**TASK**. All lines in the records below from the line with "Output the web" through the line with "const baseOCurve = [2.2, 2.8, 3.4, 4.2, 5.0, 5.3, 5.2];" are to be given again exactly, both ends included; the pictures are to be left out.

==================================================

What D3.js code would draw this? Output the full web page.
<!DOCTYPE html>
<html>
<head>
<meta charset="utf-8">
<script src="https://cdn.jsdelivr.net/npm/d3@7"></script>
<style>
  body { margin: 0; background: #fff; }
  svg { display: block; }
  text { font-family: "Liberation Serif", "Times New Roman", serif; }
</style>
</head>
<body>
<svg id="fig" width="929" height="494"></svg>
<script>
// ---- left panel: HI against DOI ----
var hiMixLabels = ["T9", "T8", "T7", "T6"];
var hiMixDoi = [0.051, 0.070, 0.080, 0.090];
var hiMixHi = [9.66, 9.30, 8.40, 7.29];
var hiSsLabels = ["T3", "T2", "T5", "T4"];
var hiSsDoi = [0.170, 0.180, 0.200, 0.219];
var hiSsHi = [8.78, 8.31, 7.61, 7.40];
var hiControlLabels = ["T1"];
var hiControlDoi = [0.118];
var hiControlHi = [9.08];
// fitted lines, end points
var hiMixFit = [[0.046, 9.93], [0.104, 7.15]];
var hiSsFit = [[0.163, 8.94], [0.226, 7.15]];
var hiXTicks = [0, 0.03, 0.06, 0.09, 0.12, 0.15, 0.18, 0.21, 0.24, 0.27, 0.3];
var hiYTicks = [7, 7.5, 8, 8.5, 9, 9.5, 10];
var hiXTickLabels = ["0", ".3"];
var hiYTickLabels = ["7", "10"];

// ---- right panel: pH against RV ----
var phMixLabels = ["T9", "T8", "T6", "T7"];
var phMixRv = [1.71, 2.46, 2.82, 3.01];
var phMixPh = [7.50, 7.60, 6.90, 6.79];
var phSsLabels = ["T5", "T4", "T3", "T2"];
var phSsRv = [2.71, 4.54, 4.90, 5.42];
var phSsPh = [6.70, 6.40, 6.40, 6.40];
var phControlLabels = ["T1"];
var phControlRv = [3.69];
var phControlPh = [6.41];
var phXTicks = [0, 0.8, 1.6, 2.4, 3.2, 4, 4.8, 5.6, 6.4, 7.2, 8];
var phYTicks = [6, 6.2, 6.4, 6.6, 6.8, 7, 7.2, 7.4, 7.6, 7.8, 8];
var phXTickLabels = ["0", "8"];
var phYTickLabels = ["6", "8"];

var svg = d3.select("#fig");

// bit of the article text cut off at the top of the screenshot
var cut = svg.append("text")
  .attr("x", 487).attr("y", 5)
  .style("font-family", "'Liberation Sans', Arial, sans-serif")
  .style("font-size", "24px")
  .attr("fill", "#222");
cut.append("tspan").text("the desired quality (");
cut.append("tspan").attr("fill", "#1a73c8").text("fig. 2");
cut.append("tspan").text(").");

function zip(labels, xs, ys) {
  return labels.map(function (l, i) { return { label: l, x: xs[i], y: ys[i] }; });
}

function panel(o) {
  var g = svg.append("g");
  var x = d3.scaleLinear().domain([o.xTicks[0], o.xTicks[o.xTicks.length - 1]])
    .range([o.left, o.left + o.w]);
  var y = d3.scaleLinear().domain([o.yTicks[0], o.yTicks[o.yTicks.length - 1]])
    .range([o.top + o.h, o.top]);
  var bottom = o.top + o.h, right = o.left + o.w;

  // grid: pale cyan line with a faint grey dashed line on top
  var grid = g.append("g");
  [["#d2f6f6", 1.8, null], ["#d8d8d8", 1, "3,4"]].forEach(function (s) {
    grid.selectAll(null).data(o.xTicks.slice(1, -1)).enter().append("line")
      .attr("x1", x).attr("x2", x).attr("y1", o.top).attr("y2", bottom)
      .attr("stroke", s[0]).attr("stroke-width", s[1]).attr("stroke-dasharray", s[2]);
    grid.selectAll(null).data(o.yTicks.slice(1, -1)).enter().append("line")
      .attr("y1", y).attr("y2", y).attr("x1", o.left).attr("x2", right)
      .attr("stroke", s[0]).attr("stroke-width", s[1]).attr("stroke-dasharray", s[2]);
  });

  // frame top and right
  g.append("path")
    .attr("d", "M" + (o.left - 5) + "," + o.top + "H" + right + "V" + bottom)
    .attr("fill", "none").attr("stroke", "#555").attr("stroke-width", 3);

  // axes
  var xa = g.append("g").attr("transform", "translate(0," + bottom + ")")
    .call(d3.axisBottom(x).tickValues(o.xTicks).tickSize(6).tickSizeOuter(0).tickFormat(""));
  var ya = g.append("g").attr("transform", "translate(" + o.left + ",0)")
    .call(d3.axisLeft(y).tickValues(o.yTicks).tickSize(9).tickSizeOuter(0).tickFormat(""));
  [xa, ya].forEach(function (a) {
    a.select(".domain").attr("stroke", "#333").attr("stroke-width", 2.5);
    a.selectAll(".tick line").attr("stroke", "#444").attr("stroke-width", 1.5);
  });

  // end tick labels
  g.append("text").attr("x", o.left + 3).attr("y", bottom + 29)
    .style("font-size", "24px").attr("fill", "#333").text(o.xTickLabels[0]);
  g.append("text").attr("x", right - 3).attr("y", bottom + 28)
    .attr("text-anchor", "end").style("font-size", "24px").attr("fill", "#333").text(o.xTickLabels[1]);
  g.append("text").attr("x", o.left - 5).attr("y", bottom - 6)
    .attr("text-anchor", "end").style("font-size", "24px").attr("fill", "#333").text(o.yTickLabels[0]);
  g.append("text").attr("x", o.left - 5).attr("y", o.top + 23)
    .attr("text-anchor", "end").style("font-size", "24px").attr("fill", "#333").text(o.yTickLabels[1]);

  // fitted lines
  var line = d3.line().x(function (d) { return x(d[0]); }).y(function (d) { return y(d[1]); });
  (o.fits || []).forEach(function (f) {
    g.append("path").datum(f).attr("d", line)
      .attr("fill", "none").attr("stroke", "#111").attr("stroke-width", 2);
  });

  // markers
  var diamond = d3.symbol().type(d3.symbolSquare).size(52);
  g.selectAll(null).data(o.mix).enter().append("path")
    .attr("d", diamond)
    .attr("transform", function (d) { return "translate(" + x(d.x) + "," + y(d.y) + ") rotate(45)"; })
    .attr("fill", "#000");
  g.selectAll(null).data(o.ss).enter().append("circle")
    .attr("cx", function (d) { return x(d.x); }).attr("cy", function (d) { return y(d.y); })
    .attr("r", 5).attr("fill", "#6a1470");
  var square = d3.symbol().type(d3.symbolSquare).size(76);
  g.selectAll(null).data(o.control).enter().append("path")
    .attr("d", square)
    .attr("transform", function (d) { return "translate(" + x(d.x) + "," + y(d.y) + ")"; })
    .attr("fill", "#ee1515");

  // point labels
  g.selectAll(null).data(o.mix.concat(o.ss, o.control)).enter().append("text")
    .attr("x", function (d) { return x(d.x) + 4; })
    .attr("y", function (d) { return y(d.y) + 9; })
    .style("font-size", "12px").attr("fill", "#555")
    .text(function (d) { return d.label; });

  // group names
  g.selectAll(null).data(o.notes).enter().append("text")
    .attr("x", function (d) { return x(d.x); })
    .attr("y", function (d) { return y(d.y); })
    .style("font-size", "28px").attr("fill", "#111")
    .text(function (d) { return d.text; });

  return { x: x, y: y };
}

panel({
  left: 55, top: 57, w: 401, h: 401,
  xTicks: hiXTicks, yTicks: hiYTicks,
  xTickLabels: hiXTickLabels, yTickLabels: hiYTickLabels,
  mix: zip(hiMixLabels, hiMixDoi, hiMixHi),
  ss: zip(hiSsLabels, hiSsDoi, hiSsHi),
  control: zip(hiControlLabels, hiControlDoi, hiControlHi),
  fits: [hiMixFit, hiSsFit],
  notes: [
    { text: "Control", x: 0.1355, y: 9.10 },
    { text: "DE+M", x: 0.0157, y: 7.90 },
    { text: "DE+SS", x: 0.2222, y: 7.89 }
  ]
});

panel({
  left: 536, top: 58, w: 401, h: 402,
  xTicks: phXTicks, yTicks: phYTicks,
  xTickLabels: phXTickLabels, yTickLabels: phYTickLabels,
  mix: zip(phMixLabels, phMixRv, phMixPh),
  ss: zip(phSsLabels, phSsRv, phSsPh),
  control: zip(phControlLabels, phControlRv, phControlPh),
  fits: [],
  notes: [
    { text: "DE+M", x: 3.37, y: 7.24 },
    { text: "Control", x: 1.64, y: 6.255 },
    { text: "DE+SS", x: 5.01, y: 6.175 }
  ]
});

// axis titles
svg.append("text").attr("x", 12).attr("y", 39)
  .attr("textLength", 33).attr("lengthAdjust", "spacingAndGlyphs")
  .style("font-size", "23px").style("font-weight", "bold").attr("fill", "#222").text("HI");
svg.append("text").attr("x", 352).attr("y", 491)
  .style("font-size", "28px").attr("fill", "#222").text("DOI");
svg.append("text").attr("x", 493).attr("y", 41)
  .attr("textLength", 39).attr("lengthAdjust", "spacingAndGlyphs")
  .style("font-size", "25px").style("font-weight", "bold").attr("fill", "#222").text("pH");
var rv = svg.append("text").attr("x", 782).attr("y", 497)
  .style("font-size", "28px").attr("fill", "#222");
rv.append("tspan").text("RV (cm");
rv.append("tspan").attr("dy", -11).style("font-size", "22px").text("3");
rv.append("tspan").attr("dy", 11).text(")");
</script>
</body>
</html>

==================================================

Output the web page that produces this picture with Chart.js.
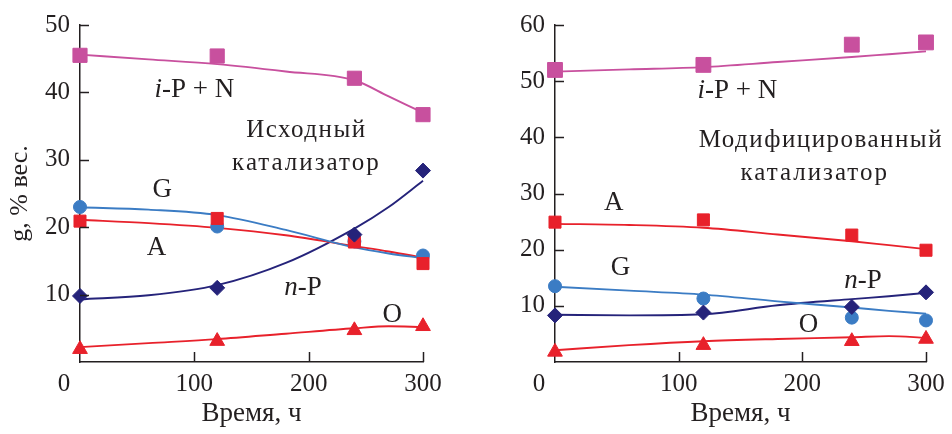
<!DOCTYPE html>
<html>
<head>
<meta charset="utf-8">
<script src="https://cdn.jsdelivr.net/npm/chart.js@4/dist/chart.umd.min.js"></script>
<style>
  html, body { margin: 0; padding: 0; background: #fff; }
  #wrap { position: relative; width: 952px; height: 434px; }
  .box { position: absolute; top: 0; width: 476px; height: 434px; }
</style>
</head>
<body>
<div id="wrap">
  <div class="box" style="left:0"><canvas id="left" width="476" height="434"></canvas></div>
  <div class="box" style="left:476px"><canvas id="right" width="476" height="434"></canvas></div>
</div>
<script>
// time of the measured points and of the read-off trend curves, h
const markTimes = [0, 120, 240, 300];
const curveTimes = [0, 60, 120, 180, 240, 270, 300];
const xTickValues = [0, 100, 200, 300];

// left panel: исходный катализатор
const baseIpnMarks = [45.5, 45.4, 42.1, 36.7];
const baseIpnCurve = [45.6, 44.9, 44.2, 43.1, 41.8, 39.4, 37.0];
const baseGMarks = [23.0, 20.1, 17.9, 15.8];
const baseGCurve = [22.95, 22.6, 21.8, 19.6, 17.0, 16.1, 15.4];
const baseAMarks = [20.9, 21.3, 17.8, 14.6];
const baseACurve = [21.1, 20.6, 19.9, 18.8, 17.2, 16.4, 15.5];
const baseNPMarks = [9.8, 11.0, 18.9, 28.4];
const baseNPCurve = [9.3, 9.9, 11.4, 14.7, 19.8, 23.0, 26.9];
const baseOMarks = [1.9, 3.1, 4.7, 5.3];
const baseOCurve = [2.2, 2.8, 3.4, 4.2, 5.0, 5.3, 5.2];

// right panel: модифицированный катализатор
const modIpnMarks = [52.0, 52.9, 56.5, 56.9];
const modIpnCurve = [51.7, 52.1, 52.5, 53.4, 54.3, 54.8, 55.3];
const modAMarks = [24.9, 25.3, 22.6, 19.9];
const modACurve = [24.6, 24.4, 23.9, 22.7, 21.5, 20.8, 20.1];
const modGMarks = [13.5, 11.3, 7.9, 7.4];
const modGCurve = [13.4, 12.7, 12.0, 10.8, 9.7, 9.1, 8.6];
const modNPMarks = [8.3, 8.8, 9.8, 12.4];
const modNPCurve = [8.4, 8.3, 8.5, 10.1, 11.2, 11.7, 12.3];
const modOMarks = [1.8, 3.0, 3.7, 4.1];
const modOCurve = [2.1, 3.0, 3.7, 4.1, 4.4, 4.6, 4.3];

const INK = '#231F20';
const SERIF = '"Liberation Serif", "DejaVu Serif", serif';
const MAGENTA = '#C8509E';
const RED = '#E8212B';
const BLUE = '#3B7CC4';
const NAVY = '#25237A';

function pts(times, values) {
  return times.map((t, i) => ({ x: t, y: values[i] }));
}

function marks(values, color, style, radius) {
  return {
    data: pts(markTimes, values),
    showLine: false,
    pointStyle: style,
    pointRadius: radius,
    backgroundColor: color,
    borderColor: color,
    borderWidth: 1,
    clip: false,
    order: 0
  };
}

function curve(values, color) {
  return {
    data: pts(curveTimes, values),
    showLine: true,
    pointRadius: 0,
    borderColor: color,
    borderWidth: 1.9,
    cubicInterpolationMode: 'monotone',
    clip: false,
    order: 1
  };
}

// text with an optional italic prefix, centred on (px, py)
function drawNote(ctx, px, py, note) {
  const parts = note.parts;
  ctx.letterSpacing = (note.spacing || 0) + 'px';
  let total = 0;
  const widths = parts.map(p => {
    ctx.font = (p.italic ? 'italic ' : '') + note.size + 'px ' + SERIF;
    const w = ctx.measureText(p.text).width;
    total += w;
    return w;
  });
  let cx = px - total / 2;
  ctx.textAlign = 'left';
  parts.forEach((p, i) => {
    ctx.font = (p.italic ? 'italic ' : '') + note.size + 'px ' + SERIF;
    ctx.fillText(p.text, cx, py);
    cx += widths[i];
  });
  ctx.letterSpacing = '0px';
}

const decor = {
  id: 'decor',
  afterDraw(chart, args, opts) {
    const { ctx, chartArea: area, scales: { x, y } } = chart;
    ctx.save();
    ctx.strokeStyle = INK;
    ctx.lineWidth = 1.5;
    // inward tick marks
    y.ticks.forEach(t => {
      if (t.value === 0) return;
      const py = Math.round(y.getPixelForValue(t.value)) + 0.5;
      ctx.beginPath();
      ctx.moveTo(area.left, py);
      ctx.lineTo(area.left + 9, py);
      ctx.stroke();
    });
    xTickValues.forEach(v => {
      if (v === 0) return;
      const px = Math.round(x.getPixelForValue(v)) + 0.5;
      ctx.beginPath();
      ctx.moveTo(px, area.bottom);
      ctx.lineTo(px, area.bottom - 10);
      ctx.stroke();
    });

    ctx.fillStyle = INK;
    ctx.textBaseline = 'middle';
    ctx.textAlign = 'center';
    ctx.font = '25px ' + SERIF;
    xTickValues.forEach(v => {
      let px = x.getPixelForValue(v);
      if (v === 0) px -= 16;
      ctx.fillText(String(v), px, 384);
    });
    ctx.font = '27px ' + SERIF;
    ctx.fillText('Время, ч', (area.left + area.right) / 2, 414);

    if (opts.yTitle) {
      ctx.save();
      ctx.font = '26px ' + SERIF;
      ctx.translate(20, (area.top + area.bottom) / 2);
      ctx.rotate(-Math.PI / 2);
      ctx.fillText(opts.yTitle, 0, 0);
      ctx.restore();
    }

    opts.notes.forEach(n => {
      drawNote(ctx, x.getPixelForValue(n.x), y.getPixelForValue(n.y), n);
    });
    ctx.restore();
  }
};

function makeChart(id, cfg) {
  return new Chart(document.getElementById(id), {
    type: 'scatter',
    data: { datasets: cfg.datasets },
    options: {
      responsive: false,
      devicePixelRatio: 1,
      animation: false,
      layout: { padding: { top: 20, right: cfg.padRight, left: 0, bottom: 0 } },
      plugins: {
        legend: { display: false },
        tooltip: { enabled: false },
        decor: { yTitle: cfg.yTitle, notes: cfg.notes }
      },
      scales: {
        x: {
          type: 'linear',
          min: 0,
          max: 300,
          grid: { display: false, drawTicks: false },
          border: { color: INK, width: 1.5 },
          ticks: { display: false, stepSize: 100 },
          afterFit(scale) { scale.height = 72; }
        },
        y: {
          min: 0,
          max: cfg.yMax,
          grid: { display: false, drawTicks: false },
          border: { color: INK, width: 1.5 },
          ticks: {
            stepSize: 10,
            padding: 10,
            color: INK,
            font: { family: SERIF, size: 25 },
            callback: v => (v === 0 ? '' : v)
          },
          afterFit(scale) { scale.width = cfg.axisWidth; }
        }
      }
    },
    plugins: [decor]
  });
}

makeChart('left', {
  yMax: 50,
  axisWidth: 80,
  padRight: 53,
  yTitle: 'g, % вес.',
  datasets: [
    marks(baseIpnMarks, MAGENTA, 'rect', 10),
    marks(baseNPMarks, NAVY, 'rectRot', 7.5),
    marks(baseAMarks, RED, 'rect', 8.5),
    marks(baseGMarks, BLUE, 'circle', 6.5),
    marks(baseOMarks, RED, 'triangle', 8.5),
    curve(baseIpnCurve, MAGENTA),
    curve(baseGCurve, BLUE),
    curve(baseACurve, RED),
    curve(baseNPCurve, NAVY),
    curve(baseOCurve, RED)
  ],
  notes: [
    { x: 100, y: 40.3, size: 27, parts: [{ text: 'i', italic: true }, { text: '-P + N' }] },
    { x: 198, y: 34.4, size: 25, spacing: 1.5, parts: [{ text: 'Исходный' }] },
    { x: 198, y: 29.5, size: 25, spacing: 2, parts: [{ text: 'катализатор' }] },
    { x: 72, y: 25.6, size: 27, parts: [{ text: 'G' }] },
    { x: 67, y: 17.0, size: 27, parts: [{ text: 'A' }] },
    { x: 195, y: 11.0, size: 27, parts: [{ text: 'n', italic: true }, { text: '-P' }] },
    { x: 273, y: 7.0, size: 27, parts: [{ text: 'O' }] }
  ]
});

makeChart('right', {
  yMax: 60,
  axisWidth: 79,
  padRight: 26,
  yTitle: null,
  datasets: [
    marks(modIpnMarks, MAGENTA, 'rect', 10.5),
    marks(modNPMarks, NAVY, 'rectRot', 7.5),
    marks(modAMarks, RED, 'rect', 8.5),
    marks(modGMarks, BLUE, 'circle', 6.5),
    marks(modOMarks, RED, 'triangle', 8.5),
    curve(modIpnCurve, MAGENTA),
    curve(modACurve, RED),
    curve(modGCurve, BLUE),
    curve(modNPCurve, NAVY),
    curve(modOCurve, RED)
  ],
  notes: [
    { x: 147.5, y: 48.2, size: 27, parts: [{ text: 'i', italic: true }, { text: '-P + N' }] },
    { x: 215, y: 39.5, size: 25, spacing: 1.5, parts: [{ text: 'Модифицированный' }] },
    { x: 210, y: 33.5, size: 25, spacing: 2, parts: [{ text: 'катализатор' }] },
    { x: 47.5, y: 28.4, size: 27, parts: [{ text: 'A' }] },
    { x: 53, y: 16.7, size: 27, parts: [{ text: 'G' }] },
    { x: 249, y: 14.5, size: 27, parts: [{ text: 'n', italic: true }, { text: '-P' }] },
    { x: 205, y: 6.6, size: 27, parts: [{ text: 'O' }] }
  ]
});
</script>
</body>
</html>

==================================================

**RESPONSE TO THIS EXERCISE**.
Output the web page that produces this picture with Chart.js.
<!DOCTYPE html>
<html>
<head>
<meta charset="utf-8">
<script src="https://cdn.jsdelivr.net/npm/chart.js@4/dist/chart.umd.min.js"></script>
<style>
  html, body { margin: 0; padding: 0; background: #fff; }
  #wrap { position: relative; width: 952px; height: 434px; }
  .box { position: absolute; top: 0; width: 476px; height: 434px; }
</style>
</head>
<body>
<div id="wrap">
  <div class="box" style="left:0"><canvas id="left" width="476" height="434"></canvas></div>
  <div class="box" style="left:476px"><canvas id="right" width="476" height="434"></canvas></div>
</div>
<script>
// time of the measured points and of the read-off trend curves, h
const markTimes = [0, 120, 240, 300];
const curveTimes = [0, 60, 120, 180, 240, 270, 300];
const xTickValues = [0, 100, 200, 300];

// left panel: исходный катализатор
const baseIpnMarks = [45.5, 45.4, 42.1, 36.7];
const baseIpnCurve = [45.6, 44.9, 44.2, 43.1, 41.8, 39.4, 37.0];
const baseGMarks = [23.0, 20.1, 17.9, 15.8];
const baseGCurve = [22.95, 22.6, 21.8, 19.6, 17.0, 16.1, 15.4];
const baseAMarks = [20.9, 21.3, 17.8, 14.6];
const baseACurve = [21.1, 20.6, 19.9, 18.8, 17.2, 16.4, 15.5];
const baseNPMarks = [9.8, 11.0, 18.9, 28.4];
const baseNPCurve = [9.3, 9.9, 11.4, 14.7, 19.8, 23.0, 26.9];
const baseOMarks = [1.9, 3.1, 4.7, 5.3];
const baseOCurve = [2.2, 2.8, 3.4, 4.2, 5.0, 5.3, 5.2];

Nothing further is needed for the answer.